Unfortunately, changing a culture within an organisation is a challenging process, but it is something that Kathryn has some appreciation of. While at university in her native Canada, she produced a thesis on employee engagement and created a model of engagement based on the different factors that can motivate and engage staff. It would prove to be the perfect preparation for her role at Beauceron, where changing organisational culture is the framework for reducing business risk through cyber awareness.
It is work for Beauceron that brought Kathryn to London; she has joined Cohort 8 at CyLon, a cyber security start-up accelerator programme that Nominet supports. The 13-week experience has provided Kathryn with the opportunity to refine Beauceron’s pitch and be mentored by industry leaders, which has reinforced her belief that “you can learn something from everyone you meet.”
“We have 20-minute mentoring sessions and it’s an exciting process to find out what someone can share with you,” explains Kathryn. “The programming is very intense, but incredibly rewarding.”
Cyber security was never an obvious choice for Kathryn, despite an early interest and aptitude in computer science and maths. “I liked the analytical side of those subjects,” she says. “I enjoyed the problem solving; having a tool set and needing to figure out how to make something work. I found it fun.”
However, it was a passion for start-ups that brought her to Beauceron, and even that happened serendipitously. “I took a class in entrepreneurship at university simply because it fit with my schedule and I heard the professor was good” she admits. “We had to start a business, and I found it so fulfilling. It made me realise that I wanted to be involved with a business – any business – right from the very beginning so I could be a part of its growth and development.”
A meeting with David Shipley – one of the co-founders of Beauceron – struck a chord in a way that other business opportunities hadn’t after graduation. “He told me that he believed people were the solution in cyber security, and that organisations needed to engage the community to make changes and improve their risk profile. I really believed that and felt I could be passionate about this cause.”
In the 18 months since she joined Beauceron, she has progressed from Business Development Officer into the role of COO, while the company has grown rapidly; there were twelve early adopter clients and two full-time staff when she joined; now there are over 55 clients and a team of eight. “It is all so exciting,” she says happily. “I have learnt so much and been part of the whole process, right from meeting clients to delivering the product, which I have loved.”
She also contributes a unique perspective to Beauceron as an ‘outsider’ in a team laden with cyber security experience. “When I first started, I was surprised to find out that all companies are struggling with it.”
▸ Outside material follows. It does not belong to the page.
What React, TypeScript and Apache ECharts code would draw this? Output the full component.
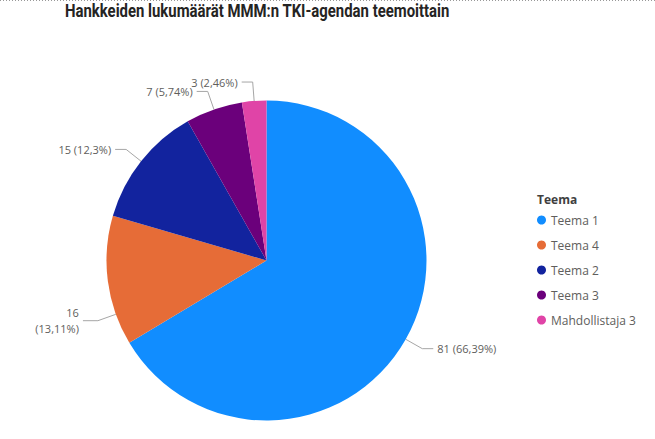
import React, { useEffect, useRef } from 'react';
import * as echarts from 'echarts';

const categories = ['Teema 1', 'Teema 4', 'Teema 2', 'Teema 3', 'Mahdollistaja 3'];
const values = [81, 16, 15, 7, 3];
const colors = ['#118DFF', '#E66C37', '#12239E', '#6B007B', '#E044A7'];
const titleText = 'Hankkeiden lukumäärät MMM:n TKI-agendan teemoittain';
const legendTitle = 'Teema';

const W = 655;
const H = 439;
const CX = 266.5;
const CY = 260.5;
const R = 160;
const LEN1 = 19;
const LEN2 = 11;
const FONT = "'Segoe UI', 'Open Sans', 'Noto Sans', sans-serif";
const TITLE_FONT = "bold 18px Roboto, 'Liberation Sans', sans-serif";
const TITLE_WIDTH = 385;

const total = values.reduce((a, b) => a + b, 0);
const fmtPct = (v: number) =>
  (v / total * 100).toFixed(2).replace(/\.?0+$/, '').replace('.', ',');

function measure(text: string, font: string) {
  const ctx = document.createElement('canvas').getContext('2d');
  if (!ctx) return TITLE_WIDTH;
  ctx.font = font;
  return ctx.measureText(text).width || TITLE_WIDTH;
}

export default function App() {
  const ref = useRef<HTMLDivElement>(null);
  useEffect(() => {
    document.body.style.margin = '0';
    if (!ref.current) return;
    const chart = echarts.init(ref.current, undefined, { renderer: 'svg' });
    const titleScale = TITLE_WIDTH / measure(titleText, TITLE_FONT);
    const data = categories.map((name, i) => ({
      name,
      value: values[i],
      itemStyle: { color: colors[i] },
      label: {
        formatter: i === 1
          ? `${values[i]}\n(${fmtPct(values[i])}%)`
          : `${values[i]} (${fmtPct(values[i])}%)`,
      },
    }));
    chart.setOption({
      animation: false,
      legend: {
        orient: 'vertical',
        left: 537,
        top: 213,
        padding: 0,
        icon: 'circle',
        itemWidth: 9,
        itemHeight: 9,
        itemGap: 11,
        data: categories,
        selectedMode: false,
        textStyle: { fontSize: 12, color: '#605E5C', fontFamily: FONT, lineHeight: 14 },
      },
      graphic: [
        {
          type: 'line',
          shape: { x1: 0, y1: 0.5, x2: W, y2: 0.5 },
          style: { stroke: '#999', lineWidth: 1, lineDash: [1, 2] },
        },
        {
          type: 'text',
          x: 65,
          y: 2,
          scaleX: titleScale,
          style: {
            text: titleText,
            font: TITLE_FONT,
            fill: '#252423',
          },
        },
        {
          type: 'text',
          left: 537,
          top: 193,
          style: { text: legendTitle, font: `bold 12px ${FONT}`, fill: '#404040' },
        },
      ],
      series: [
        {
          type: 'pie',
          center: [CX, CY],
          radius: R,
          startAngle: 90,
          clockwise: true,
          avoidLabelOverlap: false,
          data,
          label: {
            show: true,
            position: 'outside',
            fontSize: 11,
            lineHeight: 16,
            color: '#605E5C',
            fontFamily: FONT,
            distanceToLabelLine: 4,
          },
          labelLine: {
            show: true,
            length: LEN1,
            length2: LEN2,
            lineStyle: { color: '#A6A6A6', width: 1 },
          },
          emphasis: { disabled: true },
          labelLayout: (params: any) => {
            if (params.dataIndex !== 1) return {};
            const start = values.slice(0, 1).reduce((a, b) => a + b, 0) / total * 360;
            const sweep = values[1] / total * 360;
            const th = (start + sweep * 0.24) * Math.PI / 180;
            const dx = Math.sin(th);
            const dy = -Math.cos(th);
            const p0 = [CX + R * dx, CY + R * dy];
            const p1 = [CX + (R + LEN1) * dx, CY + (R + LEN1) * dy];
            const p2 = [p1[0] - 15, p1[1]];
            return {
              x: p2[0] - 4,
              y: p2[1],
              align: 'right',
              verticalAlign: 'middle',
              labelLinePoints: [p0, p1, p2],
            };
          },
        },
      ],
    });
    return () => chart.dispose();
  }, []);
  return <div ref={ref} style={{ width: W, height: H }} />;
}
With greater understanding of their plight, she can now see why organisations continue to find it difficult – and how to help. “It’s always going to be a huge challenge for companies because there are so many different threat actors constantly trying to get into their systems – they have to stay one step ahead of them. But companies need to place cyber risk in the context of the other risks they face to ensure they are tackling it properly. Creating an aware and engaged community is the first thing a company can do to start protecting themselves.”
Away from an organisational level, Kathryn believes we should all educate ourselves on the risks and take more care online. “I tell everyone I know to get two-factor authentication on all of their accounts,” she says. “and if it’s not possible, that should be a red flag. Before I got involved with cyber security, I used to think technology was some kind of utopia, but it’s not.”
“The internet is more like the wild west. There are no established rules and no international policing authority, so we all have to look after ourselves in much the same way as we take care of our physical selves and lock our doors at night.”
The health and safety of the future is digital, it seems, and we all need to practice better self-care to keep ourselves and our employers secure.